Hi Richard, I hit this problem a few years ago. Here's the thread
starting from where I posted a temporary solution:
> On Sat, Aug 25, 2012 at 3:39 PM, Richard Carlsson
> <carlsson.rich...@gmail.com> wrote:
>> We have had a long-standing problems with not getting any Erlang crash dumps
>> at all on our live servers. I finally figured out why it happens. I have
>> already reported this to the OTP folks, but I thought I should send a
>> summary to the mailing lists for documentation and to give people a
>> heads-up.
>> The problem occurs when you start Erlang with the -heart flag
>> (http://www.erlang.org/doc/man/heart.html). This spawns a small external C
>> program connected through a port. From Erlang's point of view it's like any
>> other port program. The heart program pings the Erlang side every now and
>> then, and if it gets no reply within HEART_BEAT_TIMEOUT seconds, or if the
>> connection to Erlang breaks, it assumes the Beam process has gone bad and
>> kills it off with a SIGKILL, and then restarts Erlang using whatever
>> HEART_COMMAND is set to. So far so good.
>> Normally, when Beam detects a critical situation (e.g., out of memory) and
>> decides to shut down, it will create an erl_crash.dump file (or whatever
>> ERL_CRASH_DUMP is set to). This information can greatly help figuring out
>> what went wrong. But if the system that crashed was large, the crash dump
>> file can take quite a long time to create. In order to make it possible to
>> restart the node (reusing the node name) while the old defunct system is
>> still writing the crash dump, Beam wants to drop its connection to the EPMD
>> service before it starts writing the dump, making it look like the old node
>> has disappeared.
>> The code that does this is the function prepare_crash_dump() in
>> erts/emulator/sys/unix/sys.c. The problem from the perspective of the C code
>> is that the connection to EPMD is on some unknown file descriptor (just like
>> heart, this has been started as a port from Erlang code).
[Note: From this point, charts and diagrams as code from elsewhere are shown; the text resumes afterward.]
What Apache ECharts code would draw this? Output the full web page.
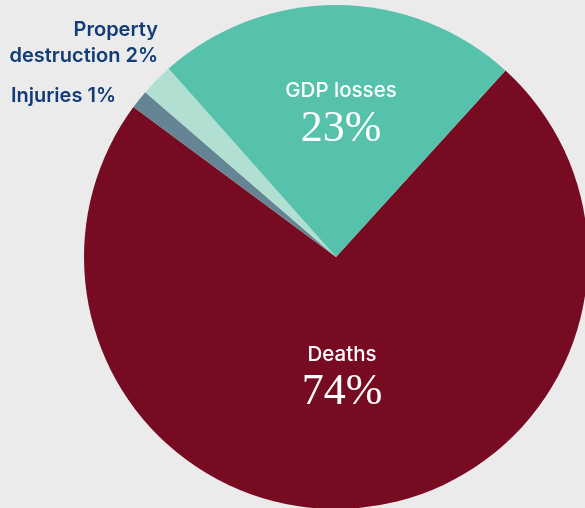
<!DOCTYPE html>
<html>
<head>
<meta charset="utf-8">
<script src="https://cdn.jsdelivr.net/npm/echarts@6/dist/echarts.min.js"></script>
<style>
html,body{margin:0;padding:0;background:#ebebeb;}
#c{width:585px;height:508px;}
</style>
</head>
<body>
<div id="c"></div>
<script>
const categories = ['Deaths', 'Injuries', 'Property destruction', 'GDP losses'];
const labelNames = ['Deaths', 'Injuries', 'Property\ndestruction', 'GDP losses'];
const values = [73.4, 1.2, 2.1, 23.3];
const pctLabels = ['74%', '1%', '2%', '23%'];
const colors = ['#770b22', '#668594', '#b1e0d3', '#56c2ab'];

const chart = echarts.init(document.getElementById('c'), null, {renderer: 'canvas'});

const insideLabel = {
  show: true,
  position: 'inside',
  formatter: p => '{n|' + labelNames[p.dataIndex] + '}\n{v|' + pctLabels[p.dataIndex] + '}',
  rich: {
    n: {color: '#ffffff', fontFamily: 'Inter', fontWeight: 500, fontSize: 20.5, lineHeight: 30, align: 'center'},
    v: {color: '#ffffff', fontFamily: 'Liberation Serif', fontSize: 44, lineHeight: 46, align: 'center'}
  }
};
const outsideLabel = {
  show: true,
  position: 'outside',
  formatter: p => labelNames[p.dataIndex] + ' ' + pctLabels[p.dataIndex],
  color: '#113c78',
  fontFamily: 'Inter',
  fontWeight: 600,
  fontSize: 20,
  lineHeight: 26,
  align: 'right'
};

const labelSpots = {
  0: {x: 342, y: 377.5, align: 'center', verticalAlign: 'middle'},
  1: {x: 116, y: 96, align: 'right', verticalAlign: 'middle'},
  2: {x: 158, y: 43, align: 'right', verticalAlign: 'middle'},
  3: {x: 341, y: 114, align: 'center', verticalAlign: 'middle'}
};

chart.setOption({
  backgroundColor: '#ebebeb',
  animation: false,
  series: [{
    type: 'pie',
    center: [336, 257],
    radius: 252,
    startAngle: 47.74,
    clockwise: true,
    avoidLabelOverlap: false,
    labelLine: {show: false},
    itemStyle: {borderWidth: 0},
    emphasis: {disabled: true},
    labelLayout: p => labelSpots[p.dataIndex],
    data: categories.map((c, i) => ({
      name: c,
      value: values[i],
      itemStyle: {color: colors[i]},
      label: (i === 0 || i === 3) ? insideLabel : outsideLabel
    }))
  }]
});
</script>
</body>
</html>
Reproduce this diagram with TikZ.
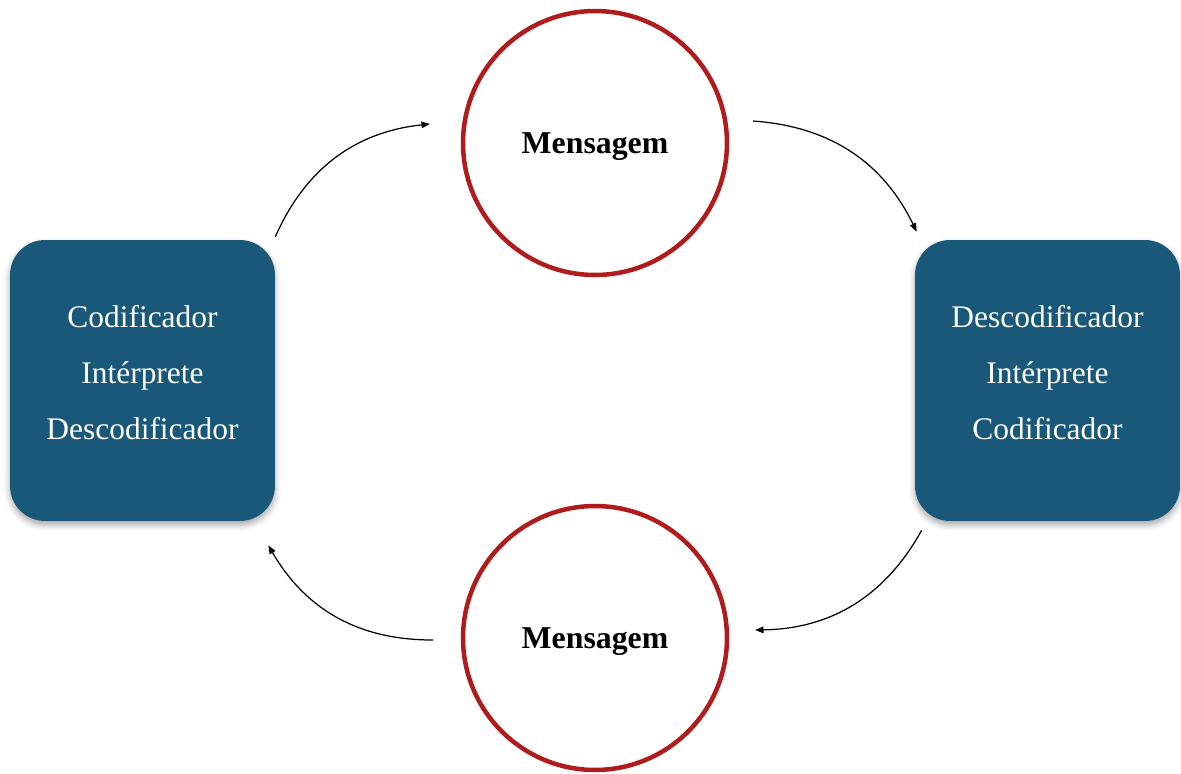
\documentclass[tikz,border=0pt]{standalone}
\usepackage{fontspec}
\setmainfont{Liberation Serif}
\usetikzlibrary{arrows.meta,shadows.blur}
\definecolor{boxblue}{RGB}{25,88,120}
\definecolor{ringred}{RGB}{176,28,28}
\begin{document}
\begin{tikzpicture}[x=0.02cm,y=0.02cm,
  agent/.style={fill=boxblue, rounded corners=0.7cm, minimum width=5.3cm, minimum height=5.62cm, inner sep=0pt,
    blur shadow={shadow xshift=0pt, shadow yshift=-0.08cm, shadow blur radius=0.12cm, shadow opacity=35}},
  agenttext/.style={text=white, align=center, font=\fontsize{17.9}{31.9}\selectfont},
  message/.style={circle, draw=ringred, line width=0.09cm, minimum size=5.28cm, inner sep=0pt, text depth=0pt,
    font=\fontsize{18.1}{20}\selectfont\bfseries},
  flow/.style={-{Triangle[length=1.7mm,width=1.3mm]}, line width=0.7pt}]
\useasboundingbox (0,0) rectangle (1181,-774);

% The two agents
\node[agent] (lbox) at (142.5,-380.5) {};
\node[agenttext] (ltext) at (142.5,-373) {Codificador\\Intérprete\\Descodificador};
\node[agent] (rbox) at (1047.5,-380.5) {};
\node[agenttext] (rtext) at (1047.5,-373) {Descodificador\\Intérprete\\Codificador};

% The two messages
\node[message] (msgtop) at (595,-143) {Mensagem};
\node[message] (msgbot) at (595,-638) {Mensagem};

% The cycle
\draw[flow] ([shift={(0,3)}]lbox.north east) to[bend left=30] ([shift={(-165,19)}]msgtop.center);
\draw[flow] ([shift={(158,22)}]msgtop.center) to[bend left=30] ([shift={(2,8)}]rbox.north west);
\draw[flow] ([shift={(7,-9)}]rbox.south west) to[bend left=30] ([shift={(160,8)}]msgbot.center);
\draw[flow] ([shift={(-162,-2)}]msgbot.center) to[bend left=30] ([shift={(-7,-24)}]lbox.south east);
\end{tikzpicture}
\end{document}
The solution they
>> chose, and which has been part of the OTP system for years, is to close
>> _all_ file descriptors except 0-2. This certainly has the desired effect
>> that EPMD releases the node name for reuse. But it also, when the loop gets
>> to file descriptor 10 or thereabouts (probably depending on your system),
>> has the effect of breaking the connection to the heart program.
>> In these multicore days, the effect is almost instantaneous. The heart
>> program immediately wakes up due to the broken pipe and sends SIGKILL to
>> Beam for good measure, to make sure it's really gone, and then it starts a
>> new Erlang node. Meanwhile, the old node is still busy closing file
>> descriptors. Sometimes it makes it as far as 12 before SIGKILL arrives. The
>> poor thing never has a chance to even open the crash dump file for writing.
>> And your operations people only see a weird restart without any further
>> clues.
>> I don't have a good solution right now, except "don't use -heart". And it
>> might be that one wants to separate the automatic restarting of a crashed
>> node from the automatic killing of an unresponsive node anyway. Suggestions
>> are welcome.
> Hi Richard, I hit this problem a few years ago. Here's the thread
> starting from where I posted a temporary solution:
Yes, I had seen that. (It was pretty much the only thing that Google came up with for this particular topic.) But the key point that was missing from that discussion was that it ironically enough is the act of preparing to write a crash dump that ends up killing the system before it can write the crash dump.
It would be great if there was a way of simply figuring out the file descriptor numbers used for EPMD and/or heart from the C code. Then it would be easy to fix this. One possibility is to add a new BIF that stores the current EPMD port in a C variable. Then the loop that closes all ports could be replaced with a single close.